▸ **THE REQUEST**:
Give the number of lines in the data that contain "seaborn", and nothing more.

▸ **AVAILABLE DATA**:
.....

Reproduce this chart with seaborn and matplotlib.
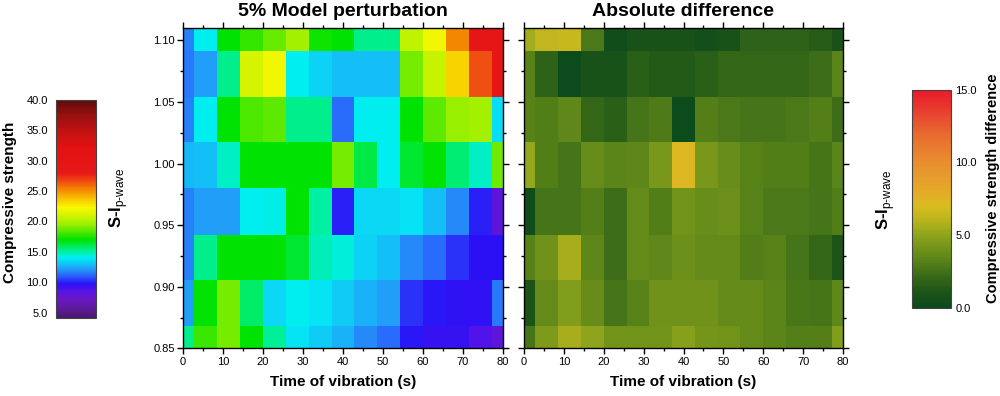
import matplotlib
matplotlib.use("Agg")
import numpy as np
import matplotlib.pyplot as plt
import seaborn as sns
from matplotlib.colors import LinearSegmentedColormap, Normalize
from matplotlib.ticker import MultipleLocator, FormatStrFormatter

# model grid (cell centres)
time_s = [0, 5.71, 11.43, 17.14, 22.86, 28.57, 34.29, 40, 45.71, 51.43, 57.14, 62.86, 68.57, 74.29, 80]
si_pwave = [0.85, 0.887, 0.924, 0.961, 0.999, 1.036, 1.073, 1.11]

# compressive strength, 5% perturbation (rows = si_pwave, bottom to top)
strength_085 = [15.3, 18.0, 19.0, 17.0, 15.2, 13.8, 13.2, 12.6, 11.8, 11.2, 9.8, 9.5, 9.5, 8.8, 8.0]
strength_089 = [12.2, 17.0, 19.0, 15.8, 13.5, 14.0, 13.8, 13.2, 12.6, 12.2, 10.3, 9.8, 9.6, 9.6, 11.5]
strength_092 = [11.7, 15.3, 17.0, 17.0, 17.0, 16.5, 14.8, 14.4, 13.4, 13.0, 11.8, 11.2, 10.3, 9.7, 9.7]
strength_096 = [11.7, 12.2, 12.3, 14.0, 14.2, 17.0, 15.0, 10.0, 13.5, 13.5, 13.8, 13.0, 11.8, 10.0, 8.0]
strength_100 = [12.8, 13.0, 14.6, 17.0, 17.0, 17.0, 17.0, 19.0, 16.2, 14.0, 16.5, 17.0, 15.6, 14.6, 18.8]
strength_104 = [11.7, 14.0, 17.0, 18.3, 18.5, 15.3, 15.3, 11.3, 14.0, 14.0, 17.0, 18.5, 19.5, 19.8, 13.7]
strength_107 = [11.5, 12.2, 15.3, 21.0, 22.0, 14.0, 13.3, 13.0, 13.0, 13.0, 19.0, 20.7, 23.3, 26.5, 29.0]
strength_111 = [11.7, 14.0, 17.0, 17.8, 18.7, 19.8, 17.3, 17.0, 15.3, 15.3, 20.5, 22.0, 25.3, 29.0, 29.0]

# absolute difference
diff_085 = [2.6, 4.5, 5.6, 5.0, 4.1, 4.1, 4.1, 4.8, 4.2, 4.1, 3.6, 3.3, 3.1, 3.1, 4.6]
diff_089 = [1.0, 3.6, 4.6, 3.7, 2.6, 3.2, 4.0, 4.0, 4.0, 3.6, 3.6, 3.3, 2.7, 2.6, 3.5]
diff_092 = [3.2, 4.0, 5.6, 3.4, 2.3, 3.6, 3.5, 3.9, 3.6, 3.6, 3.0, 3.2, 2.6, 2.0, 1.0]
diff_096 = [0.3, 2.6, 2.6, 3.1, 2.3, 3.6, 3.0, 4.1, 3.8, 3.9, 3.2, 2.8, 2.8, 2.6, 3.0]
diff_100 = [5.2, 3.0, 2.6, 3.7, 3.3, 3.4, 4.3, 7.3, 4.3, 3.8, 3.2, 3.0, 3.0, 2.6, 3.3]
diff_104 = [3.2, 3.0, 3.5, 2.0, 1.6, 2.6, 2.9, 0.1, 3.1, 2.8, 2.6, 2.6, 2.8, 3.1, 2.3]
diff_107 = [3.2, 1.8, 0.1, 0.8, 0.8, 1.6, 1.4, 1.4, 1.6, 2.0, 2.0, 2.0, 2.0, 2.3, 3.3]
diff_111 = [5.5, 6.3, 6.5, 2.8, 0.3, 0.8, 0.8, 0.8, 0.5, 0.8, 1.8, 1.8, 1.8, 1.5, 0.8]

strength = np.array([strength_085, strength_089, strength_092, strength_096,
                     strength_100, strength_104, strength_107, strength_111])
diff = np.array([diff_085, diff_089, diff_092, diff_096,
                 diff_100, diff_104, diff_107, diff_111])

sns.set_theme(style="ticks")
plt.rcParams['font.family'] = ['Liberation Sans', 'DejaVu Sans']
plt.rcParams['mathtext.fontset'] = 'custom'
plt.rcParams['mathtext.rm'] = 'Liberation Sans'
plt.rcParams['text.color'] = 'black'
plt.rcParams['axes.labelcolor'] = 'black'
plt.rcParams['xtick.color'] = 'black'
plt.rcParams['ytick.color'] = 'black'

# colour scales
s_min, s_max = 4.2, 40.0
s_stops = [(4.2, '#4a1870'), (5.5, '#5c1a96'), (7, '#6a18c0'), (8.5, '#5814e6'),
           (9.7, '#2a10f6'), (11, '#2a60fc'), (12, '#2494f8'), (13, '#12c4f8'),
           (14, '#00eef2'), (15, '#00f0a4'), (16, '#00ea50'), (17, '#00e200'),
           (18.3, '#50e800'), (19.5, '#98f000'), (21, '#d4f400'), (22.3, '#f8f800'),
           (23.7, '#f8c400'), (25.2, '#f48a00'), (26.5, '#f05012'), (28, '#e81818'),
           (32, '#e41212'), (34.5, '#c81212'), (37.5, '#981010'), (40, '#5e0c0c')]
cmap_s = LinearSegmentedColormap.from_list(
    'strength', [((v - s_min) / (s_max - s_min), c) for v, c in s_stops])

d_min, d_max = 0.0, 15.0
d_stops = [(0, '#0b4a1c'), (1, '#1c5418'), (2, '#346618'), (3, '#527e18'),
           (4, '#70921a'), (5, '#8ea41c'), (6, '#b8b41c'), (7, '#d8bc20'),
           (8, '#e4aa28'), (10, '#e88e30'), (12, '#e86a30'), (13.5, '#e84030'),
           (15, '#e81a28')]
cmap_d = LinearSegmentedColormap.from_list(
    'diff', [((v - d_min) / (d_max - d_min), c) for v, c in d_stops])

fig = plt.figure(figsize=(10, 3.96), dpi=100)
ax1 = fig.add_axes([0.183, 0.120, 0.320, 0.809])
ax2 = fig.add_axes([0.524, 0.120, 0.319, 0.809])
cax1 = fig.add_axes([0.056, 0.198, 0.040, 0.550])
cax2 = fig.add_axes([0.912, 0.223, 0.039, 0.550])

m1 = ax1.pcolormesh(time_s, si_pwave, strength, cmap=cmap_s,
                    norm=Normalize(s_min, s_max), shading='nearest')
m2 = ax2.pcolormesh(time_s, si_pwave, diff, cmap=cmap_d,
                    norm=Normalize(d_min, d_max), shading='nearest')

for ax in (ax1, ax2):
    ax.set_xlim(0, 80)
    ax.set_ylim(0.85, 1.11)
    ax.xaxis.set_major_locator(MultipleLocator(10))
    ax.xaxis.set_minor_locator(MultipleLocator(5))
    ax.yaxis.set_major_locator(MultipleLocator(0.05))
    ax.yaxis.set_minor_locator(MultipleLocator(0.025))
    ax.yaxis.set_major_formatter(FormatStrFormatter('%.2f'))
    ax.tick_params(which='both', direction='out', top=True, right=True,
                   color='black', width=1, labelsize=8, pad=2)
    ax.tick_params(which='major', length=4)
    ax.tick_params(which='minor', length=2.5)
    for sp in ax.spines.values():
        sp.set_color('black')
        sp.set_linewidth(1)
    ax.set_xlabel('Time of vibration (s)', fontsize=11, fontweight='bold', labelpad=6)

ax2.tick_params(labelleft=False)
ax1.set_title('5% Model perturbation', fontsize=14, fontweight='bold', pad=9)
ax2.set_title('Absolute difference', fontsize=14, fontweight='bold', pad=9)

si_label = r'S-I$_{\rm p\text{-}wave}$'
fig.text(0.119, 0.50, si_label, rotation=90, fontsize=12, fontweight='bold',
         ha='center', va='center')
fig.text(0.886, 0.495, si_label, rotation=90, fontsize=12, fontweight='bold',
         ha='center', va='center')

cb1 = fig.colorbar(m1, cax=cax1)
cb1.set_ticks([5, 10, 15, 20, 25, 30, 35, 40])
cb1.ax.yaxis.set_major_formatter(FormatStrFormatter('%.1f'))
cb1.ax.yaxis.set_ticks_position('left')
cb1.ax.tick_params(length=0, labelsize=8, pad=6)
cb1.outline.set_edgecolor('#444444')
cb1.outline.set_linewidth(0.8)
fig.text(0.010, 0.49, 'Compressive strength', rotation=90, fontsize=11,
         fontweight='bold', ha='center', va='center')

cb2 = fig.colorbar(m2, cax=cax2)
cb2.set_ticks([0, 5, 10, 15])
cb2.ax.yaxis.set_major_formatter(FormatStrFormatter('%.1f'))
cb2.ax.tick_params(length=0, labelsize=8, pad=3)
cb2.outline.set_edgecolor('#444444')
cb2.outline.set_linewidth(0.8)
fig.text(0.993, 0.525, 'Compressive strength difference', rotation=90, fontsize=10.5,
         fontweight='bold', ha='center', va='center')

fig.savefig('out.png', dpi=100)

.....

▸ **IN RESPONSE**:
2